9月は天気の悪い週からはじまり、良い週と悪い週が交互に訪れた。連休の週末は2回とも、それぞれ台風14号と15号に阻まれ、せっかく計画した登山日程を天気に翻弄された登山者も多かっただろう。全体的に気温が高めだったせいか、紅葉のスタートは少し遅めのようである。
2022年9月(山梨県警発表)の山岳遭難発生状況を振り返り、山梨県在住の登山ガイドである渡辺佐智が県警地域課へのインタビューを行い、遭難事故データをもとに9月の傾向を解説していく。
■高齢者の遭難が多い
9月の遭難は18件、21人となり、先月の22件22人から若干の減少となった。今月取り上げたいのは3つ。

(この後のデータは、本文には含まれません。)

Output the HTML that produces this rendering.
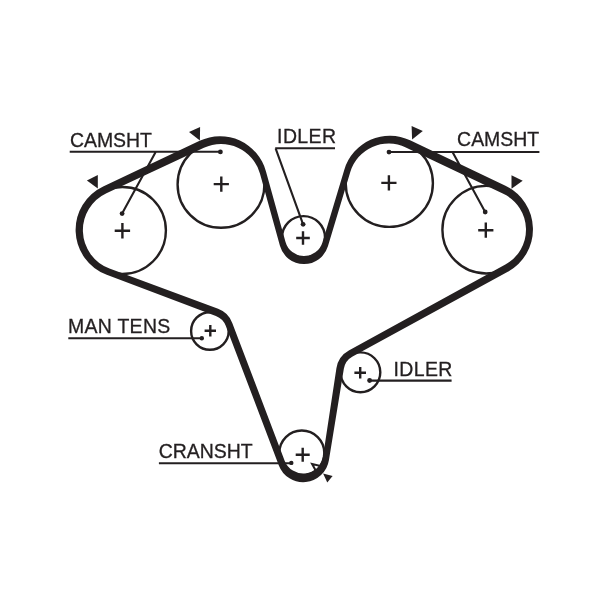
<!DOCTYPE html><html><head><meta charset="utf-8"><title>Timing belt</title>
<style>html,body{margin:0;padding:0;background:#fff}svg{display:block;will-change:transform}text{font-family:"Liberation Sans",sans-serif;font-size:19.45px;fill:#231f20;stroke:#231f20;stroke-width:0.3px}</style></head><body>
<svg width="600" height="589" viewBox="0 0 600 589">
<rect width="600" height="589" fill="#fff"/>
<circle cx="122.4" cy="230.5" r="43.5" fill="none" stroke="#231f20" stroke-width="2.4"/>
<circle cx="221.0" cy="184.4" r="43.4" fill="none" stroke="#231f20" stroke-width="2.4"/>
<circle cx="303.5" cy="237.6" r="21.5" fill="none" stroke="#231f20" stroke-width="2.4"/>
<circle cx="389.3" cy="183.3" r="43.6" fill="none" stroke="#231f20" stroke-width="2.4"/>
<circle cx="486.2" cy="229.7" r="43.8" fill="none" stroke="#231f20" stroke-width="2.4"/>
<circle cx="360.4" cy="372.3" r="19.9" fill="none" stroke="#231f20" stroke-width="2.4"/>
<circle cx="301.8" cy="453.0" r="22.5" fill="none" stroke="#231f20" stroke-width="2.4"/>
<circle cx="209.9" cy="331.0" r="18.8" fill="none" stroke="#231f20" stroke-width="2.4"/>
<path d="M114.7,230.8H130.1M122.4,223.1V238.5" stroke="#231f20" stroke-width="2.4" fill="none"/>
<path d="M213.7,184.1H228.9M221.3,176.5V191.7" stroke="#231f20" stroke-width="2.4" fill="none"/>
<path d="M296.2,238.0H309.8M303.0,231.2V244.8" stroke="#231f20" stroke-width="2.4" fill="none"/>
<path d="M381.3,182.9H396.5M388.9,175.3V190.5" stroke="#231f20" stroke-width="2.4" fill="none"/>
<path d="M478.2,230.2H493.4M485.8,222.6V237.8" stroke="#231f20" stroke-width="2.4" fill="none"/>
<path d="M354.4,372.8H366.0M360.2,367.0V378.6" stroke="#231f20" stroke-width="2.4" fill="none"/>
<path d="M295.7,454.7H309.7M302.7,447.7V461.7" stroke="#231f20" stroke-width="2.4" fill="none"/>
<path d="M204.6,330.7H216.0M210.3,325.0V336.4" stroke="#231f20" stroke-width="2.4" fill="none"/>
<path d="M312.1,464L322.7,466.6L316.7,472.3Z" fill="#fff" stroke="#231f20" stroke-width="2"/>
<path d="M103.15,186.40 L199.65,140.85 A47.65,47.65 0 0 1 265.91,171.21 L285.53,242.01 A19.20,19.20 0 0 0 322.41,242.42 L344.39,169.46 A47.35,47.35 0 0 1 410.09,140.37 L505.43,185.80 A48.30,48.30 0 0 1 507.79,271.80 L352.60,356.51 A17.25,17.25 0 0 0 343.84,368.87 L328.91,460.34 A26.05,26.05 0 0 1 278.85,465.41 L225.75,325.78 A16.95,16.95 0 0 0 215.88,315.94 L106.72,274.82 A48.05,48.05 0 0 1 103.15,186.40 Z M106.44,193.26 L203.92,147.79 A40.40,40.40 0 0 1 259.93,173.61 L279.93,245.79 A24.98,24.98 0 0 0 327.92,246.32 L350.29,172.04 A40.05,40.05 0 0 1 405.83,147.42 L503.29,193.76 A39.80,39.80 0 0 1 505.37,264.58 L348.82,350.59 A24.45,24.45 0 0 0 336.42,368.35 L323.02,456.58 A19.95,19.95 0 0 1 284.65,460.68 L232.26,322.94 A24.20,24.20 0 0 0 218.08,308.86 L109.47,268.47 A40.80,40.80 0 0 1 106.44,193.26 Z" fill="#231f20" fill-rule="evenodd" stroke="none"/>
<!-- labels -->
<g stroke="#231f20" stroke-width="2.1" fill="none">
<path d="M69.7,151.8H220.4M155.8,151.8L122.1,213.6"/>
<path d="M275.2,148.3H335M275.6,148.3L303.1,224.3"/>
<path d="M389,152H539.4M452.5,152L485.2,212"/>
<path d="M68.3,338.3H201.8"/>
<path d="M369.6,380.6H451.6"/>
<path d="M158.9,463.2H291.3"/>
</g>
<g fill="#231f20">
<circle cx="220.4" cy="151.9" r="2.4"/><circle cx="122.1" cy="213.6" r="2.4"/>
<circle cx="303.1" cy="224.3" r="2.4"/>
<circle cx="389" cy="152.1" r="2.4"/><circle cx="485.2" cy="212" r="2.4"/>
<circle cx="201.8" cy="338.2" r="2.2"/><circle cx="369.6" cy="380.5" r="2.4"/><circle cx="291.3" cy="462.9" r="2.2"/>
<path d="M86.9,180.5L97.8,174.9L97.8,188.4Z"/>
<path d="M189,132.1L200.1,126.9L199.9,140.6Z"/>
<path d="M411.6,126L422.8,131.1L412.1,139.6Z"/>
<path d="M511.5,175.2L522.7,180.8L511.5,188.7Z"/>
<path d="M323.1,473.4L332.6,476.1L327.3,482.6Z"/>
</g>
<text x="69.9" y="146.5">CAMSHT</text>
<text x="277.1" y="142.6" letter-spacing="0.4">IDLER</text>
<text x="457.1" y="146.4">CAMSHT</text>
<text x="68" y="332.9" letter-spacing="0.3">MAN TENS</text>
<text x="393.5" y="375.8" letter-spacing="0.4">IDLER</text>
<text x="158.8" y="457.6">CRANSHT</text>

</svg></body></html>
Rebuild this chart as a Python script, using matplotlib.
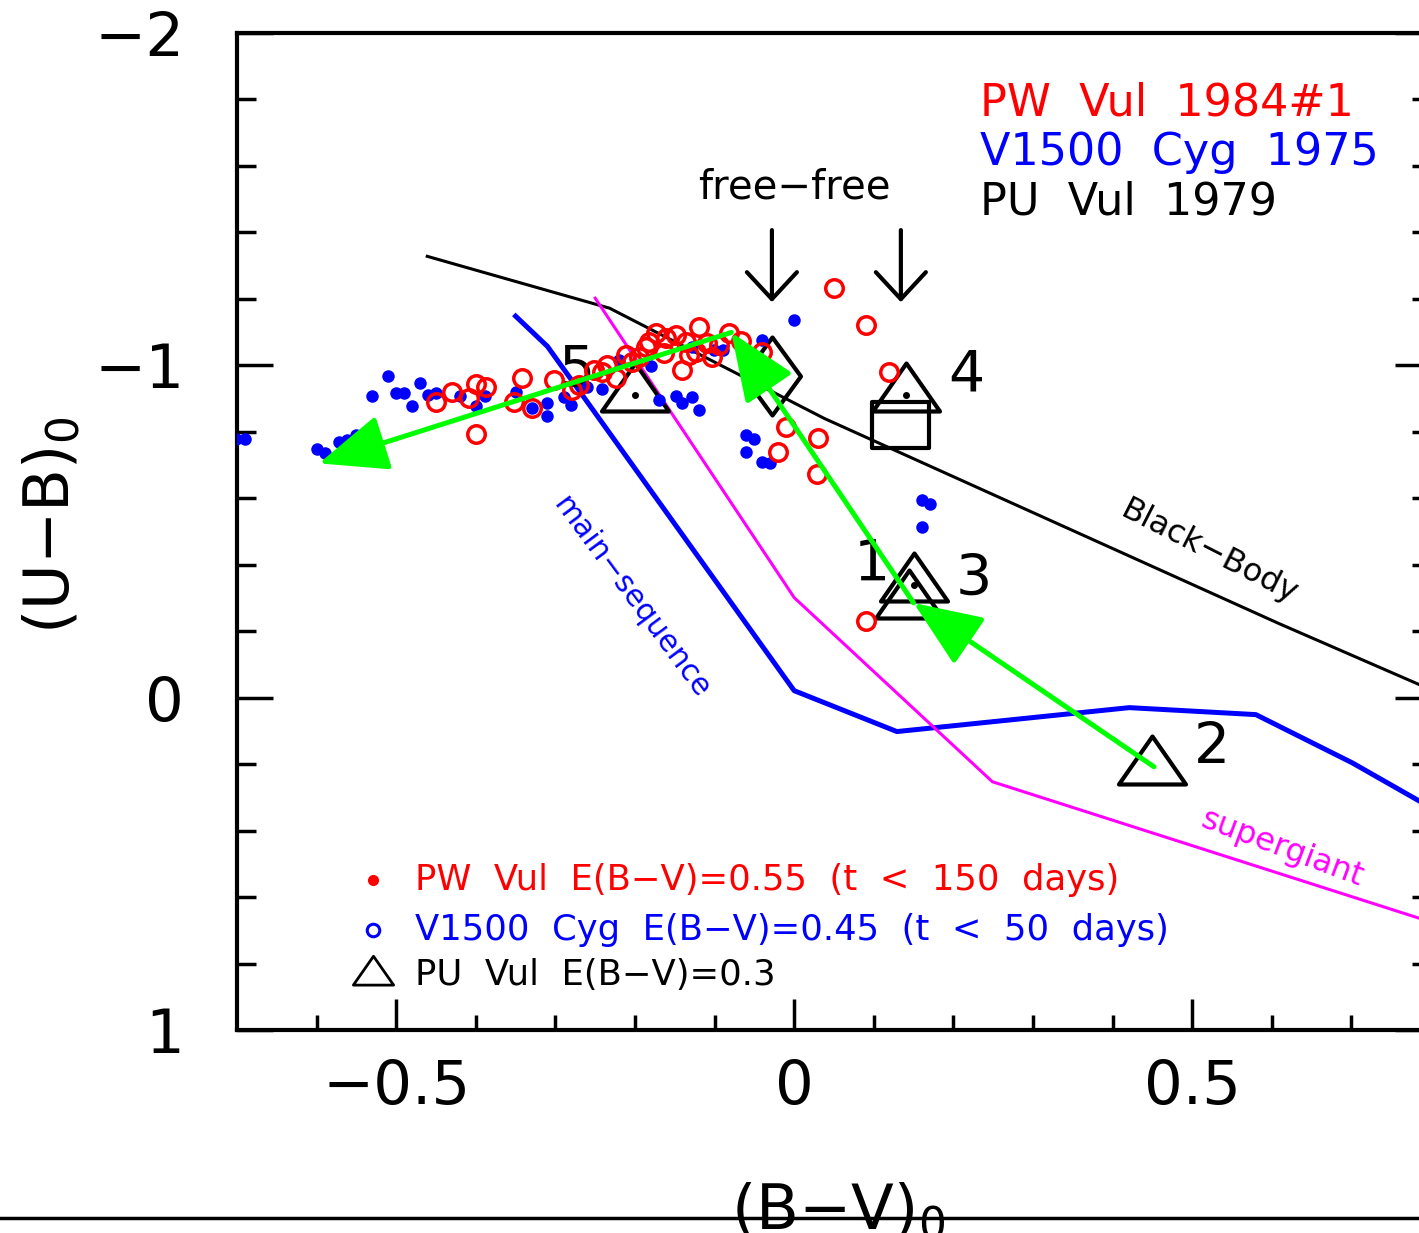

・「滑落」最多だが、「疲労からの行動不能→救助要請」が気がかりだ
・深刻な結果(死亡、重傷)が半数以上と先月に同じ
・60代以上が約6割
年代別で見ると、60~80代はあわせて12人と高齢の遭難者が半数以上を占めた。実際に私の両親のコロナ禍での体力低下を鑑みると、年齢が上がるほど元の体力に戻すには時間がかかっている。目的の登山が自分たちに可能なのかどうか、一歩引いて再考してもらいたい(どの年代にも言えることだが……)登山に誘われたら、リーダー任せにせず計画を見直して不安があれば断ることも大事だ(こちらもどの年代にも言える…)。親世代の皆さんにはぜひ、自分にあった登山を続けて元気でいてほしい。
■「滑落」最多だが、気になるのは「体力不足」
9月は最多の遭難理由が「滑落10件」となり、8月の「転倒8件」からとって替わっている。死亡の全3件(発生状況は後述)は、いずれも単独で滑落した状態で見つかっている。
それぞれの遭難の詳細をみて気になったことが、「疲労から行動不能」により救助要請した方が6人(※1)いたこと。全遭難者21人中、6人も原因が疲労ということに驚いている。遭難の理由(態様別)のうち、「疲労」は本人とパーティのコントロール次第で防げる可能性が一番高いものだ。友人を登山に誘う側は、「〇〇山、一緒に行こうよ」ではなく、メンバー全員の体力から目指す山を決めているだろうか。
また、県内だけの話ではないが、疲労により自力下山が難しくなった登山者が「最終バスの時刻に間に合わないから」という理由も背景にして、ヘリ救助を要請する事案もあると聞く。登山はそもそも自分で登って自分で下山することで成りたつスポーツ(※2)だ。歩ければ誰にでも始められるが、管理された場所でしか遊んでこなかった人は、野外の危険に対する認識が弱い。初心者やブランク期間のある人は登山の考え方をガイドから教わってほしい。
同じ登山者の立場からみると、前述の理由での救助要請はとてもお粗末だ。遭難が増加傾向のなか、命に関わる緊急事案が同時刻に起きたらどうなってしまうのか……。
※1. 疲労3件(5名)、転倒(1名→疲労から転倒)
※2. 登山をスポーツだと考えることに違和感を感じる方もいるようだが、「管理区域外で行うスポーツ」だと思わないと、準備(体力、装備、技術)不足が生じ、遭難に繋がると私は考えている。信仰登山、狩猟系、マニアックな登山スタイルなどは除く。